## Required task
Give an exact copy of every line, leaving images out.

## Available data
------------------------

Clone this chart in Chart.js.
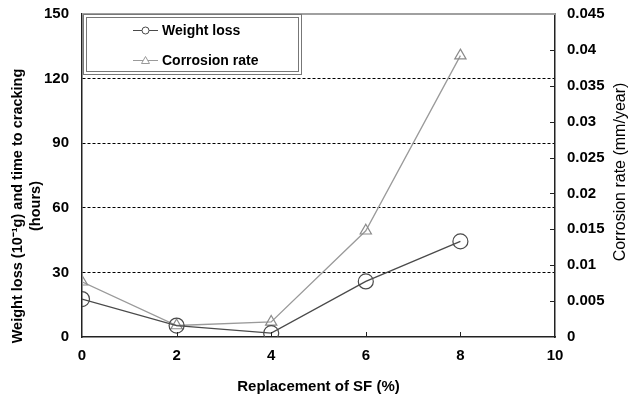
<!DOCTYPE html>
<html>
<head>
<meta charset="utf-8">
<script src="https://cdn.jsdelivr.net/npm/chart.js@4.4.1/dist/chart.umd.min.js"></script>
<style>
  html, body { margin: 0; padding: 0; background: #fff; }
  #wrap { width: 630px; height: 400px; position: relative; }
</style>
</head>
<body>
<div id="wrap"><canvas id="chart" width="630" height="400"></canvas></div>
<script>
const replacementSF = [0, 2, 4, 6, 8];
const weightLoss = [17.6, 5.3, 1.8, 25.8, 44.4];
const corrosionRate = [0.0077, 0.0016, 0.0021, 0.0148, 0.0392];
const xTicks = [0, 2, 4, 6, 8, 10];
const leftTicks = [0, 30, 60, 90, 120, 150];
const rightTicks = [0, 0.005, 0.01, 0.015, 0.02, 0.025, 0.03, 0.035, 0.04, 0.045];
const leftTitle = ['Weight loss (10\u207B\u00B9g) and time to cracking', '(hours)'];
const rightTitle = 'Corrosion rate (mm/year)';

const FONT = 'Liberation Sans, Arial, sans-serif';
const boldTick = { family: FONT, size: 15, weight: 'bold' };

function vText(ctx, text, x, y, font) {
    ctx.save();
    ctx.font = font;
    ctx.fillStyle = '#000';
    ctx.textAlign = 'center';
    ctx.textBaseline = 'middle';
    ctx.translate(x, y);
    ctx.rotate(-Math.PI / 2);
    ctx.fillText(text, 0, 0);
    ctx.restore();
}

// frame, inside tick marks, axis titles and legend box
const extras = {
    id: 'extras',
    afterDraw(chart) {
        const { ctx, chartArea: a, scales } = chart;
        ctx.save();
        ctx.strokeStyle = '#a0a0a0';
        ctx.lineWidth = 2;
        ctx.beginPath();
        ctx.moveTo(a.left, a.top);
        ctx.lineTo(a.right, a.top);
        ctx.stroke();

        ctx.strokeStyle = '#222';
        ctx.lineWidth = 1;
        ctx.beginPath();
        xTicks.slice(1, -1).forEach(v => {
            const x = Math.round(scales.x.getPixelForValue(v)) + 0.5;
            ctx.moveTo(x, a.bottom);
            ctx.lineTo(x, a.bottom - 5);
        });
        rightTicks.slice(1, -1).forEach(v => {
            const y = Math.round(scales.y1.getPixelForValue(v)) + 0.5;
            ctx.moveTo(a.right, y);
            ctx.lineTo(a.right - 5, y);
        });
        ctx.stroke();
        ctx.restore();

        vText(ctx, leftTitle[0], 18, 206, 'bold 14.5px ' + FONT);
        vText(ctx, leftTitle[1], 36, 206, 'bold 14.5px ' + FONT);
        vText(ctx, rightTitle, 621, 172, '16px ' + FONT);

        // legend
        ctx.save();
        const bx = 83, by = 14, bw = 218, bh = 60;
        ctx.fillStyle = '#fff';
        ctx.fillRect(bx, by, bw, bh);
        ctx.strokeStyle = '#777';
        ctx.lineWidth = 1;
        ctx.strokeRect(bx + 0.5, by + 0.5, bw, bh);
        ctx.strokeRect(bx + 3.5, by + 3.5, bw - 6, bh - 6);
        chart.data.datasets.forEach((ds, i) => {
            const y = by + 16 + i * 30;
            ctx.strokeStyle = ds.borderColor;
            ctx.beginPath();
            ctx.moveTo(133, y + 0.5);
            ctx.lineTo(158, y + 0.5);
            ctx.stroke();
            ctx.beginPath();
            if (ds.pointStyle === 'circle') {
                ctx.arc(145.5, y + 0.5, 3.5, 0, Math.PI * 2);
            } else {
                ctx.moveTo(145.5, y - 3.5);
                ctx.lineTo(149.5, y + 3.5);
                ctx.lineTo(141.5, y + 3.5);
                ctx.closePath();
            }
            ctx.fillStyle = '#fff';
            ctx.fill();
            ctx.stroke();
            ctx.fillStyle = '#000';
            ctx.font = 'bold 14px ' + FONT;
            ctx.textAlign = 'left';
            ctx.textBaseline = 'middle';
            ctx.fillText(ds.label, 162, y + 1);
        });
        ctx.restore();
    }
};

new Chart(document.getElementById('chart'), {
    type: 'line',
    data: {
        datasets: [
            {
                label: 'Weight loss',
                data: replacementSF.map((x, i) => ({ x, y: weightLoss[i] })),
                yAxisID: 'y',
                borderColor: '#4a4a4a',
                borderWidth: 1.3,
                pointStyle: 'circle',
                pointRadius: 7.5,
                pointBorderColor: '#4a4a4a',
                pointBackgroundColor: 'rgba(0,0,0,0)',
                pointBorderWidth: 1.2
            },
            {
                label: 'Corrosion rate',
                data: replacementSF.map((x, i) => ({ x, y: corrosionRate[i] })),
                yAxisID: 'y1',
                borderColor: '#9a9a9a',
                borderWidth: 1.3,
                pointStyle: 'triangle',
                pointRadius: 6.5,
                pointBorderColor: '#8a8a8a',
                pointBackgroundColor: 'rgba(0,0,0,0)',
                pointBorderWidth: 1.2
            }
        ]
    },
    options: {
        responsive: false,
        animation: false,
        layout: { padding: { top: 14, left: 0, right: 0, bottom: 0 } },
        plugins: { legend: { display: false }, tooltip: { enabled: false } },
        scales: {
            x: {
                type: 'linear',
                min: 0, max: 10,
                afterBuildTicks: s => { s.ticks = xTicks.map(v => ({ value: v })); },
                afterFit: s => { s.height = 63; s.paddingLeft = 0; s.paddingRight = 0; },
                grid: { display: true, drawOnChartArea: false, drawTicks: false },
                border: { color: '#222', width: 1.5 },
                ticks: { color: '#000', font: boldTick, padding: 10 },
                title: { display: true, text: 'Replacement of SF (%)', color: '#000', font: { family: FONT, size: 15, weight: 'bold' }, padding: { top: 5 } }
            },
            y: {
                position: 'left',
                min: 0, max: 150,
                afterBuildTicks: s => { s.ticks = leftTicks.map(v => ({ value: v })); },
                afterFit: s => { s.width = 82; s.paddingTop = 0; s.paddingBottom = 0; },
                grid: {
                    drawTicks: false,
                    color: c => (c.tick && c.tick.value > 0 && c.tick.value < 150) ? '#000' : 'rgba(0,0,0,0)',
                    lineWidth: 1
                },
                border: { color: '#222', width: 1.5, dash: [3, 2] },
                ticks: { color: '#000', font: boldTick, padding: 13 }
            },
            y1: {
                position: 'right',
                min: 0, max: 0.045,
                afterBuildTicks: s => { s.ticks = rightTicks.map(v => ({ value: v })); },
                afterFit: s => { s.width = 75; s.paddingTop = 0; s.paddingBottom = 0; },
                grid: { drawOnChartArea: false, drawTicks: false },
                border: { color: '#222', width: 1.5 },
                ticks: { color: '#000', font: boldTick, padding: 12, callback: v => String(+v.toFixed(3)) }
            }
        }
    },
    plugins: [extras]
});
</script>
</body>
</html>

------------------------

## Answer for this exercise
Clone this chart in Chart.js.
<!DOCTYPE html>
<html>
<head>
<meta charset="utf-8">
<script src="https://cdn.jsdelivr.net/npm/chart.js@4.4.1/dist/chart.umd.min.js"></script>
<style>
  html, body { margin: 0; padding: 0; background: #fff; }
  #wrap { width: 630px; height: 400px; position: relative; }
</style>
</head>
<body>
<div id="wrap"><canvas id="chart" width="630" height="400"></canvas></div>
<script>
const replacementSF = [0, 2, 4, 6, 8];
const weightLoss = [17.6, 5.3, 1.8, 25.8, 44.4];
const corrosionRate = [0.0077, 0.0016, 0.0021, 0.0148, 0.0392];
const xTicks = [0, 2, 4, 6, 8, 10];
const leftTicks = [0, 30, 60, 90, 120, 150];
const rightTicks = [0, 0.005, 0.01, 0.015, 0.02, 0.025, 0.03, 0.035, 0.04, 0.045];
const leftTitle = ['Weight loss (10\u207B\u00B9g) and time to cracking', '(hours)'];
const rightTitle = 'Corrosion rate (mm/year)';

const FONT = 'Liberation Sans, Arial, sans-serif';
const boldTick = { family: FONT, size: 15, weight: 'bold' };

function vText(ctx, text, x, y, font) {
    ctx.save();
    ctx.font = font;
    ctx.fillStyle = '#000';
    ctx.textAlign = 'center';
    ctx.textBaseline = 'middle';
    ctx.translate(x, y);
    ctx.rotate(-Math.PI / 2);
    ctx.fillText(text, 0, 0);
    ctx.restore();
}

// frame, inside tick marks, axis titles and legend box
const extras = {
    id: 'extras',
    afterDraw(chart) {
        const { ctx, chartArea: a, scales } = chart;
        ctx.save();
        ctx.strokeStyle = '#a0a0a0';
        ctx.lineWidth = 2;
        ctx.beginPath();
        ctx.moveTo(a.left, a.top);
        ctx.lineTo(a.right, a.top);
        ctx.stroke();

        ctx.strokeStyle = '#222';
        ctx.lineWidth = 1;
        ctx.beginPath();
        xTicks.slice(1, -1).forEach(v => {
            const x = Math.round(scales.x.getPixelForValue(v)) + 0.5;
            ctx.moveTo(x, a.bottom);
            ctx.lineTo(x, a.bottom - 5);
        });
        rightTicks.slice(1, -1).forEach(v => {
            const y = Math.round(scales.y1.getPixelForValue(v)) + 0.5;
            ctx.moveTo(a.right, y);
            ctx.lineTo(a.right - 5, y);
        });
        ctx.stroke();
        ctx.restore();

        vText(ctx, leftTitle[0], 18, 206, 'bold 14.5px ' + FONT);
        vText(ctx, leftTitle[1], 36, 206, 'bold 14.5px ' + FONT);
        vText(ctx, rightTitle, 621, 172, '16px ' + FONT);

        // legend
        ctx.save();
        const bx = 83, by = 14, bw = 218, bh = 60;
        ctx.fillStyle = '#fff';
        ctx.fillRect(bx, by, bw, bh);
        ctx.strokeStyle = '#777';
        ctx.lineWidth = 1;
        ctx.strokeRect(bx + 0.5, by + 0.5, bw, bh);
        ctx.strokeRect(bx + 3.5, by + 3.5, bw - 6, bh - 6);
        chart.data.datasets.forEach((ds, i) => {
            const y = by + 16 + i * 30;
            ctx.strokeStyle = ds.borderColor;
            ctx.beginPath();
            ctx.moveTo(133, y + 0.5);
            ctx.lineTo(158, y + 0.5);
            ctx.stroke();
            ctx.beginPath();
            if (ds.pointStyle === 'circle') {
                ctx.arc(145.5, y + 0.5, 3.5, 0, Math.PI * 2);
            } else {
                ctx.moveTo(145.5, y - 3.5);
                ctx.lineTo(149.5, y + 3.5);
                ctx.lineTo(141.5, y + 3.5);
                ctx.closePath();
            }
            ctx.fillStyle = '#fff';
            ctx.fill();
            ctx.stroke();
            ctx.fillStyle = '#000';
            ctx.font = 'bold 14px ' + FONT;
            ctx.textAlign = 'left';
            ctx.textBaseline = 'middle';
            ctx.fillText(ds.label, 162, y + 1);
        });
        ctx.restore();
    }
};

new Chart(document.getElementById('chart'), {
    type: 'line',
    data: {
        datasets: [
            {
                label: 'Weight loss',
                data: replacementSF.map((x, i) => ({ x, y: weightLoss[i] })),
                yAxisID: 'y',
                borderColor: '#4a4a4a',
                borderWidth: 1.3,
                pointStyle: 'circle',
                pointRadius: 7.5,
                pointBorderColor: '#4a4a4a',
                pointBackgroundColor: 'rgba(0,0,0,0)',
                pointBorderWidth: 1.2
            },
            {
                label: 'Corrosion rate',
                data: replacementSF.map((x, i) => ({ x, y: corrosionRate[i] })),
                yAxisID: 'y1',
                borderColor: '#9a9a9a',
                borderWidth: 1.3,
                pointStyle: 'triangle',
                pointRadius: 6.5,
                pointBorderColor: '#8a8a8a',
                pointBackgroundColor: 'rgba(0,0,0,0)',
                pointBorderWidth: 1.2
            }
        ]
    },
    options: {
        responsive: false,
        animation: false,
        layout: { padding: { top: 14, left: 0, right: 0, bottom: 0 } },
        plugins: { legend: { display: false }, tooltip: { enabled: false } },
        scales: {
            x: {
                type: 'linear',
                min: 0, max: 10,
                afterBuildTicks: s => { s.ticks = xTicks.map(v => ({ value: v })); },
                afterFit: s => { s.height = 63; s.paddingLeft = 0; s.paddingRight = 0; },
                grid: { display: true, drawOnChartArea: false, drawTicks: false },
                border: { color: '#222', width: 1.5 },
                ticks: { color: '#000', font: boldTick, padding: 10 },
                title: { display: true, text: 'Replacement of SF (%)', color: '#000', font: { family: FONT, size: 15, weight: 'bold' }, padding: { top: 5 } }
            },
            y: {
                position: 'left',
                min: 0, max: 150,
                afterBuildTicks: s => { s.ticks = leftTicks.map(v => ({ value: v })); },
                afterFit: s => { s.width = 82; s.paddingTop = 0; s.paddingBottom = 0; },
                grid: {
                    drawTicks: false,
                    color: c => (c.tick && c.tick.value > 0 && c.tick.value < 150) ? '#000' : 'rgba(0,0,0,0)',
                    lineWidth: 1
                },
                border: { color: '#222', width: 1.5, dash: [3, 2] },
                ticks: { color: '#000', font: boldTick, padding: 13 }
            },
            y1: {
                position: 'right',
                min: 0, max: 0.045,
                afterBuildTicks: s => { s.ticks = rightTicks.map(v => ({ value: v })); },
                afterFit: s => { s.width = 75; s.paddingTop = 0; s.paddingBottom = 0; },
                grid: { drawOnChartArea: false, drawTicks: false },
                border: { color: '#222', width: 1.5 },
                ticks: { color: '#000', font: boldTick, padding: 12, callback: v => String(+v.toFixed(3)) }
            }
        }
    },
    plugins: [extras]
});
</script>
</body>
</html>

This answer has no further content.